§ TASK GOAL
Set down, word for word, only the lines from the start of the records through the line bearing "import * as"; include no pictures.
— Start of SUPPLIED RECORDS —
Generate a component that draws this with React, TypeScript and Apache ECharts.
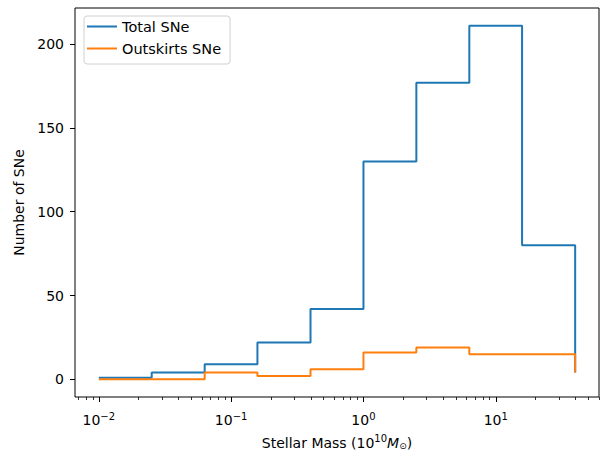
import React, { useEffect, useRef } from "react";
import * as echarts from "echarts";

const binEdges = [0.01, 0.0251, 0.0631, 0.158, 0.398, 1.0, 2.51, 6.31, 15.8, 39.8];
const totalCounts = [1, 4, 9, 22, 42, 130, 177, 211, 80, 4];
const outskirtsCounts = [0, 0, 4, 2, 6, 16, 19, 15, 15, 4];
const seriesNames = ["Total SNe", "Outskirts SNe"];
const yTicks = [0, 50, 100, 150, 200];
const xMinorTicks = [
  0.007, 0.008, 0.009,
  0.02, 0.03, 0.04, 0.05, 0.06, 0.07, 0.08, 0.09,
  0.2, 0.3, 0.4, 0.5, 0.6, 0.7, 0.8, 0.9,
  2, 3, 4, 5, 6, 7, 8, 9,
  20, 30, 40, 50, 60,
];

const LOG_MIN = -2.18;
const LOG_MAX = 1.78;
const FONT = "DejaVu Sans";
const FS = 14;

export default function App() {
  const ref = useRef<HTMLDivElement>(null);
  useEffect(() => {
    if (!ref.current) return;
    const chart = echarts.init(ref.current, null, { renderer: "svg" });
    const fmtExp = (v: number) => {
      const e = Math.round(Math.log10(v));
      return `{b|10}{s|${e < 0 ? "\u2212" + -e : e}}`;
    };
    chart.setOption({
      animation: false,
      backgroundColor: "#fff",
      textStyle: { fontFamily: FONT },
      grid: {
        left: 75,
        right: 4,
        top: 8,
        bottom: 57,
        show: true,
        borderColor: "#000",
        borderWidth: 1,
        backgroundColor: "transparent",
      },
      legend: {
        orient: "vertical",
        left: 84,
        top: 16,
        padding: [3, 9, 8, 3],
        icon: "rect",
        itemWidth: 30,
        itemHeight: 2,
        itemGap: 7,
        itemTextGap: 14,
        borderColor: "#d0d0d0",
        borderWidth: 1,
        borderRadius: 3,
        backgroundColor: "rgba(255,255,255,0.8)",
        textStyle: { fontFamily: FONT, fontSize: 14.5, color: "#000", lineHeight: 15 },
        data: seriesNames,
      },
      xAxis: [
        {
          type: "log",
          logBase: 10,
          min: Math.pow(10, LOG_MIN),
          max: Math.pow(10, LOG_MAX),
          axisLine: { show: false, onZero: false },
          axisTick: { show: true, length: 5, lineStyle: { color: "#000", width: 1 } },
          splitLine: { show: false },
          axisLabel: {
            showMinLabel: false,
            showMaxLabel: false,
            margin: 14,
            color: "#000",
            formatter: fmtExp,
            rich: {
              b: { fontFamily: FONT, fontSize: FS, color: "#000", lineHeight: 16, verticalAlign: "bottom" },
              s: { fontFamily: FONT, fontSize: 10, color: "#000", lineHeight: 9, verticalAlign: "top" },
            },
          },
          name: "{b|Stellar Mass (10}{s|10}{i|M}{u|\u2299}{b|)}",
          nameLocation: "middle",
          nameGap: 36,
          nameTextStyle: {
            color: "#000",
            rich: {
              b: { fontFamily: FONT, fontSize: FS, color: "#000", lineHeight: 17, verticalAlign: "bottom" },
              s: { fontFamily: FONT, fontSize: 10, color: "#000", lineHeight: 9, verticalAlign: "top" },
              i: { fontFamily: FONT, fontSize: FS, fontStyle: "italic", color: "#000", lineHeight: 17, verticalAlign: "bottom" },
              u: { fontFamily: FONT, fontSize: 9, color: "#000", lineHeight: 9, verticalAlign: "bottom" },
            },
          },
        },
        {
          type: "value",
          min: LOG_MIN,
          max: LOG_MAX,
          position: "bottom",
          axisLine: { show: false, onZero: false },
          axisLabel: { show: false },
          splitLine: { show: false },
          axisTick: {
            show: true,
            length: 3,
            customValues: xMinorTicks.map((v) => Math.log10(v)),
            lineStyle: { color: "#000", width: 0.8 },
          },
        },
      ],
      yAxis: {
        type: "value",
        min: -10.55,
        max: 221.55,
        axisLine: { show: false, onZero: false },
        splitLine: { show: false },
        axisTick: { show: true, length: 5, customValues: yTicks, lineStyle: { color: "#000" } },
        axisLabel: {
          customValues: yTicks,
          margin: 11,
          fontFamily: FONT,
          fontSize: FS,
          color: "#000",
        },
        name: "Number of SNe",
        nameLocation: "middle",
        nameRotate: 90,
        nameGap: 46,
        nameTextStyle: { fontFamily: FONT, fontSize: FS, color: "#000" },
      },
      series: [
        {
          name: seriesNames[0],
          type: "line",
          step: "end",
          xAxisIndex: 0,
          symbol: "none",
          color: "#1f77b4",
          lineStyle: { width: 2, color: "#1f77b4" },
          data: binEdges.map((x, i) => [x, totalCounts[i]]),
        },
        {
          name: seriesNames[1],
          type: "line",
          step: "end",
          xAxisIndex: 0,
          symbol: "none",
          color: "#ff7f0e",
          lineStyle: { width: 2, color: "#ff7f0e" },
          data: binEdges.map((x, i) => [x, outskirtsCounts[i]]),
        },
      ],
    });
    return () => chart.dispose();
  }, []);
  return <div ref={ref} style={{ width: 603, height: 455, position: "absolute", left: 0, top: 0 }} />;
}
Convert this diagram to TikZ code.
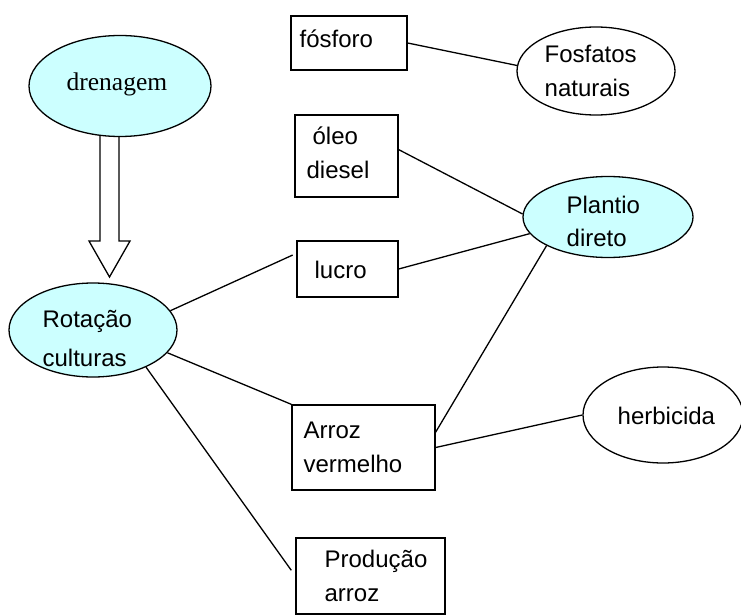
\documentclass[tikz,border=0pt]{standalone}
\usepackage{fontspec}
\setmainfont{Liberation Sans}
\newfontfamily\timesf{Liberation Serif}
\usetikzlibrary{shapes.geometric,calc}
\definecolor{lcyan}{HTML}{CCFFFF}
\begin{document}
\begin{tikzpicture}[x=1pt,y=-1pt,line width=1.3pt,
  box/.style={draw,rectangle,inner sep=0pt,fill=white},
  oval/.style={draw,ellipse,inner sep=0pt},
  txt/.style={anchor=base west,inner sep=0pt,font=\fontsize{24}{28}\selectfont},
  conn/.style={draw,line width=1.3pt}]
\useasboundingbox (0,0) rectangle (741,615);
% hollow arrow from drenagem to Rotacao
\draw[fill=white] (100,133) -- (100,241) -- (89,241) -- (109.5,277) -- (130,241) -- (119,241) -- (119,133);
% shapes
\node[box,minimum width=116pt,minimum height=54pt] (fos) at (349,43) {};
\node[oval,fill=white,minimum width=158pt,minimum height=88pt] (fosf) at (596,71) {};
\node[oval,fill=lcyan,minimum width=182pt,minimum height=101pt] (dren) at (120,86) {};
\node[box,minimum width=103pt,minimum height=82pt] (oleo) at (346.5,156) {};
\node[oval,fill=lcyan,minimum width=170pt,minimum height=81pt] (plant) at (608,217) {};
\node[box,minimum width=101pt,minimum height=56pt] (lucro) at (347.5,269) {};
\node[oval,fill=lcyan,minimum width=168pt,minimum height=94pt] (rot) at (93,330) {};
\node[box,minimum width=143pt,minimum height=85pt] (arroz) at (363.5,447.5) {};
\node[oval,fill=white,minimum width=160pt,minimum height=96pt] (herb) at (663,415) {};
\node[box,minimum width=149pt,minimum height=76pt] (prod) at (370.5,576) {};
% connectors
\draw[conn] (fos.east) -- (fosf.176);
\draw[conn] (oleo.7) -- (plant.178);
\draw[conn] (lucro.east) -- (plant.192);
\draw[conn] (arroz.12) -- (plant.205);
\draw[conn] (arroz.east) -- (herb.west);
\draw[conn,shorten >=4pt] (rot.14) -- (lucro.163);
\draw[conn] (rot.-17) -- (arroz.north west);
\draw[conn,shorten >=7pt] (rot.-35) -- (prod.west);
% texts
\node[txt] (t1) at (299,48) {fósforo};
\node[txt] (t2) at (544,63) {Fosfatos};
\node[txt] (t3) at (544,97) {naturais};
\node[txt,font=\timesf\fontsize{25.5}{28}\selectfont] (t4) at (66,91) {drenagem};
\node[txt] (t5) at (312,144) {óleo};
\node[txt] (t6) at (306,178) {diesel};
\node[txt] (t7) at (566,213) {Plantio};
\node[txt] (t8) at (566,246) {direto};
\node[txt] (t9) at (314,278) {lucro};
\node[txt] (t10) at (42,327) {Rotação};
\node[txt] (t11) at (42,366) {culturas};
\node[txt] (t12) at (303,438) {Arroz};
\node[txt] (t13) at (303,472) {vermelho};
\node[txt] (t14) at (617,424) {herbicida};
\node[txt] (t15) at (324,567) {Produção};
\node[txt] (t16) at (324,601) {arroz};
\end{tikzpicture}
\end{document}
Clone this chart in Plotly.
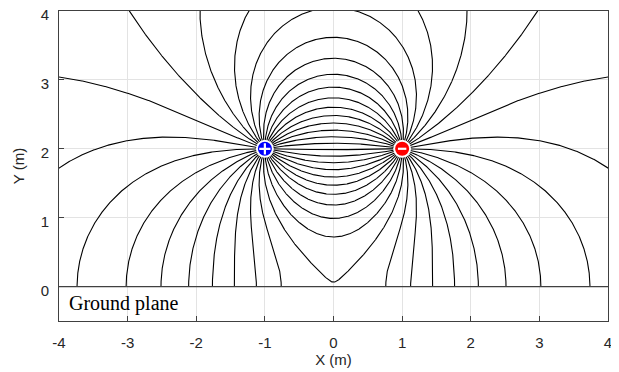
— End of SUPPLIED RECORDS —
§ EXPECTED ANSWER
Generate a component that draws this with React, TypeScript and Apache ECharts.
import React, { useEffect, useRef } from "react";
import * as echarts from "echarts";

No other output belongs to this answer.